本件の入会団体部落は権利能力なき社団であり、入会団体に属する本件土地は団体構成員の総有に属するものであり、それを売却した代金(現金)も権利能力なき社団である入会団体に属する財産であることは当然の理論的帰結であり、代金(現金)は構成員の総有に属するものであることに疑問の余地はない。原判決はこの至極当然の解釈をとらず、権利能力なき社団の法主体性を認めようとはせず、権利能力なき社団である部落の土地を売却すれば代金は自動的に部落の所有から離れ、構成員全員による通常の共有に変化するとしている。しかしながらこのような解釈はまったく法的根拠を欠くものであり、論理的説明もつかない。このような解釈は、民法の入会権を非近代的権利であるして否定的にとらえ、これをなるべく近代的な個人的権利に移行させようとする思想につながる。しかしながら民法は入会権について決して否定的な態度をとっておらず、入会団体の財産は団体の法理で運用することを認めている。原判決は入会権を否定的にとらえているものと思われ、民法第二六三条(共有の性質を有する入会権)につき、その立法趣旨に反する解釈をしている。
2 また、原判決は共有物分割に関する民法第二五六条、同第二五八条の規定についても誤った解釈をしている。
仮に原判決の言うように、本件売買代金(現金)が自動的に権利能力なき社団の所有を離れ、構成員全員の通常の共有に変化するとしても、これが共有物分割の手続なしに直ちに共有者の個人財産に転化するとする原判決の法解釈は間違っている。原判決は共有物が可分物の場合、共有物の分割手続を経なくとも自動的に共有者の個人財産として分割されると解釈しているようである。しかしながらこのような解釈では、理論的に可分物には共有ということはありえないこととなる(共有になったと同時に自動的に分割されてしまうことになるからである。)。民法第二五六条以下の共有物分割規定は不可分な物体にのみ適用されるのではなく、当然のことながら現金のような可分物の場合にも適用がある。本件の売買代金(現金)を個人的権利として相手方が取得するためには、入会団体の構成員全員が参加した共有物分割の手続がとられる必要がある。共有物分割手続の行われていない本件のばあい(争いがない。)、仮に原判決のように総有の土地の売却によって代金が通常の共有に変化するものと解するとしても、代金は依然として未分割の共有財産のままのはずである。よって相手方が個人的財産として代金の一部(九〇万五五七二円)を取得したことを前提にそれを被侵害利益として不法行為の成立を認めたことは明らかに誤りであるといわなければならない。
3 まとめ
本件代金は入会団体構成員全員の合意が成立しない限り、権利能力なき社団である入会団体(部落)の所有財産として使用・管理されるべきものである。申立人が相手方に個人的に損害賠償をするという筋合いのものではなく、代金はあくまでも団体の財産として団体の法理にもとづいて処理がなされるべきである。

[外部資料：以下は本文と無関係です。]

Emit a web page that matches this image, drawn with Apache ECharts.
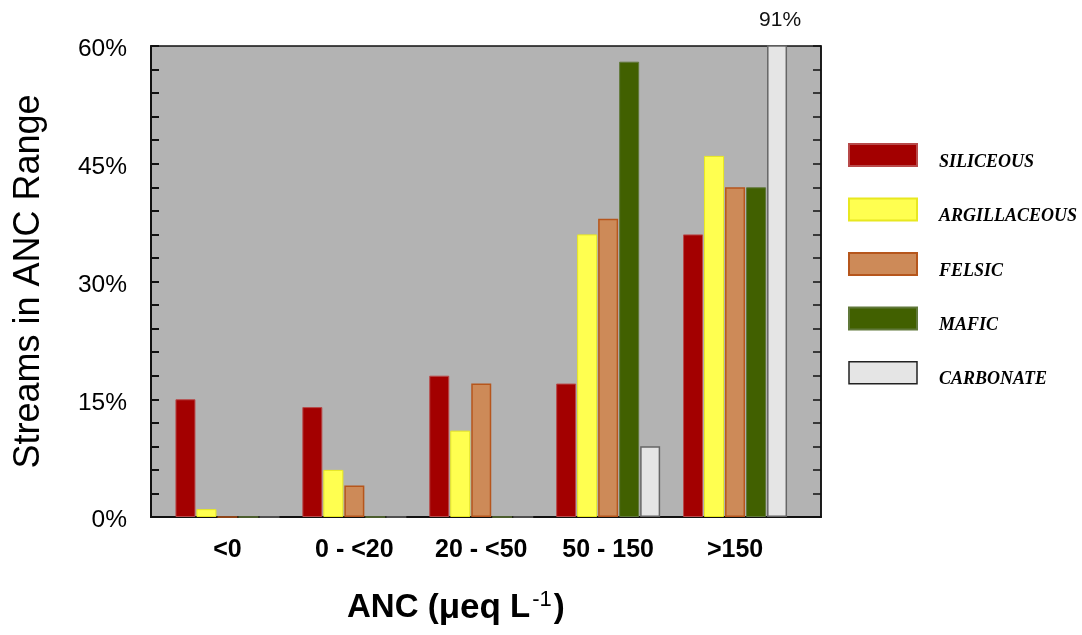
<!DOCTYPE html>
<html>
<head>
<meta charset="utf-8">
<script src="https://cdn.jsdelivr.net/npm/echarts@6/dist/echarts.min.js"></script>
<style>html,body{margin:0;padding:0;background:#fff}#c{width:1082px;height:635px}</style>
</head>
<body>
<div id="c"></div>
<script>
var categories = ['<0', '0 - <20', '20 - <50', '50 - 150', '>150'];
var siliceous = [15, 14, 18, 17, 36];
var argillaceous = [1, 6, 11, 36, 46];
var felsic = [0, 4, 17, 38, 42];
var mafic = [0, 0, 0, 58, 42];
var carbonate = [0, 0, 0, 9, 91];
var yTicks = [0, 15, 30, 45, 60];

var chart = echarts.init(document.getElementById('c'));
var sansFont = 'Liberation Sans';
var serifFont = 'Liberation Serif';

function barSeries(name, data, fill, border, bw) {
  return {
    name: name, type: 'bar', xAxisIndex: 1, yAxisIndex: 2,
    data: data, barWidth: 20, barGap: '5%',
    itemStyle: {color: fill, borderColor: border, borderWidth: bw},
    emphasis: {disabled: true}
  };
}

var carbSeries = barSeries('CARBONATE', carbonate.map(function (v, i) {
  if (v > yTicks[yTicks.length - 1]) {
    return {value: v, label: {show: true, position: 'top', distance: 15, offset: [3, 0],
      formatter: v + '%', fontFamily: sansFont, fontSize: 21, color: '#111'}};
  }
  return v;
}), '#e5e5e5', '#666', 1.5);

chart.setOption({
  animation: false,
  grid: [
    {left: 151, top: 46, width: 670, height: 471, show: true,
     backgroundColor: '#b3b3b3', borderColor: '#111', borderWidth: 1.5},
    {left: 164, top: 46, width: 634.5, height: 471}
  ],
  xAxis: [
    {type: 'value', gridIndex: 0, min: 0, max: 1,
     axisLine: {show: true, lineStyle: {color: '#111', width: 2}},
     axisTick: {show: false}, axisLabel: {show: false}, splitLine: {show: false}},
    {type: 'category', gridIndex: 1, data: categories,
     axisLine: {show: false}, axisTick: {show: false}, splitLine: {show: false},
     axisLabel: {fontFamily: sansFont, fontWeight: 'bold', fontSize: 25, color: '#000', margin: 21, interval: 0}}
  ],
  yAxis: [
    {type: 'value', gridIndex: 0, min: 0, max: 60, interval: 15, position: 'left',
     name: 'Streams in ANC Range', nameLocation: 'middle', nameGap: 104, nameRotate: 90,
     nameTextStyle: {fontFamily: sansFont, fontSize: 36, color: '#000'},
     axisLine: {show: true, lineStyle: {color: '#111', width: 2}},
     axisTick: {show: true, inside: true, length: 8, lineStyle: {color: '#111', width: 2}},
     minorTick: {show: true, splitNumber: 5, length: 8, lineStyle: {color: '#111', width: 2}},
     axisLabel: {formatter: '{a|{value}%}', margin: 24,
       rich: {a: {fontFamily: sansFont, fontSize: 24.5, color: '#000', padding: [7, 0, 0, 0]}}},
     splitLine: {show: false}},
    {type: 'value', gridIndex: 0, min: 0, max: 60, interval: 15, position: 'right',
     axisLine: {show: true, lineStyle: {color: '#111', width: 1.5}},
     axisTick: {show: true, inside: true, length: 8, lineStyle: {color: '#111', width: 1.5}},
     minorTick: {show: true, splitNumber: 5, length: 8, lineStyle: {color: '#111', width: 1.5}},
     axisLabel: {show: false}, splitLine: {show: false}},
    {type: 'value', gridIndex: 1, min: 0, max: 60, show: false}
  ],
  title: {
    text: 'ANC ({mu|μeq} L{sup|-1})',
    left: 347, top: 589, padding: 0,
    textStyle: {fontFamily: sansFont, fontSize: 33, fontWeight: 'bold', color: '#000',
      rich: {
        mu: {fontFamily: sansFont, fontSize: 35, fontWeight: 'bold', color: '#000'},
        sup: {fontFamily: sansFont, fontSize: 22, fontWeight: 'normal', color: '#000', verticalAlign: 'top', padding: [0, 2, 16, 2]}
      }}
  },
  legend: {
    orient: 'vertical', left: 848, top: 143, padding: 0, itemWidth: 68, itemHeight: 22, itemGap: 26.5,
    icon: 'rect',
    formatter: '{a|{name}}',
    textStyle: {fontFamily: serifFont, fontStyle: 'italic', fontWeight: 'bold', fontSize: 18,
      color: '#000', padding: [0, 0, 0, 17],
      rich: {a: {fontFamily: serifFont, fontStyle: 'italic', fontWeight: 'bold', fontSize: 18,
        color: '#000', padding: [14, 0, 0, 0]}}},
    data: [
      {name: 'SILICEOUS'}, {name: 'ARGILLACEOUS'}, {name: 'FELSIC'}, {name: 'MAFIC'},
      {name: 'CARBONATE', itemStyle: {borderColor: '#222', borderWidth: 1.5}}
    ]
  },
  series: [
    barSeries('SILICEOUS', siliceous, '#a30000', '#b84a4a', 1),
    barSeries('ARGILLACEOUS', argillaceous, '#ffff50', '#e8e820', 1),
    barSeries('FELSIC', felsic, '#cd8a58', '#b6561c', 1.5),
    barSeries('MAFIC', mafic, '#416000', '#60783a', 1),
    carbSeries
  ]
});
</script>
</body>
</html>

殊に原判決のように、相手方一人の主張のみを採用し、団体の財産を自動的に個人財産に分割すると決めつけることは、他の三二名の構成員の意思がまったく反映されないまま、権利能力なき社団の財産が裁判所によって強制的に分割されてしまうことになる。相手方及び相手方申請証人の横山政直氏の二名を除くその余の三一名の部落構成員は、全員、本件代金を平等の割合で分割することに反対している(証拠のうえで明白である。)。よって部落の所有に属する本件売買代金は、全員の合意が成立しないことは明白なのであるから、権利能力なき社団である部落の財産として部落において使用管理がなされるべきであり、相手方個人に分配すべきものではない。
原判決は、「総有」すなわち「権利能力なき社団の所有」が「共有」に自動的に変化し、さらに「共有」が「個人的権利」に自動的に変化していくと断じているが、もともと入会団体の財産であったものが、何の法的根拠もなく、また何の手続(構成員の全員の参加が必要)もとられていないのに、自動的に個人財産に変化してしまうというのは、論理の飛躍があり、また法解釈として間違っているものといわざるをえない。他の三一名の構成員が手続に参加していないのに、裁判所がこのような分割をしてしまうのは、司法の権限を逸脱するものといわなければならない。
以上のとおり、原判決には重大な法解釈の誤りがある以上、原判決は破棄されるべきである。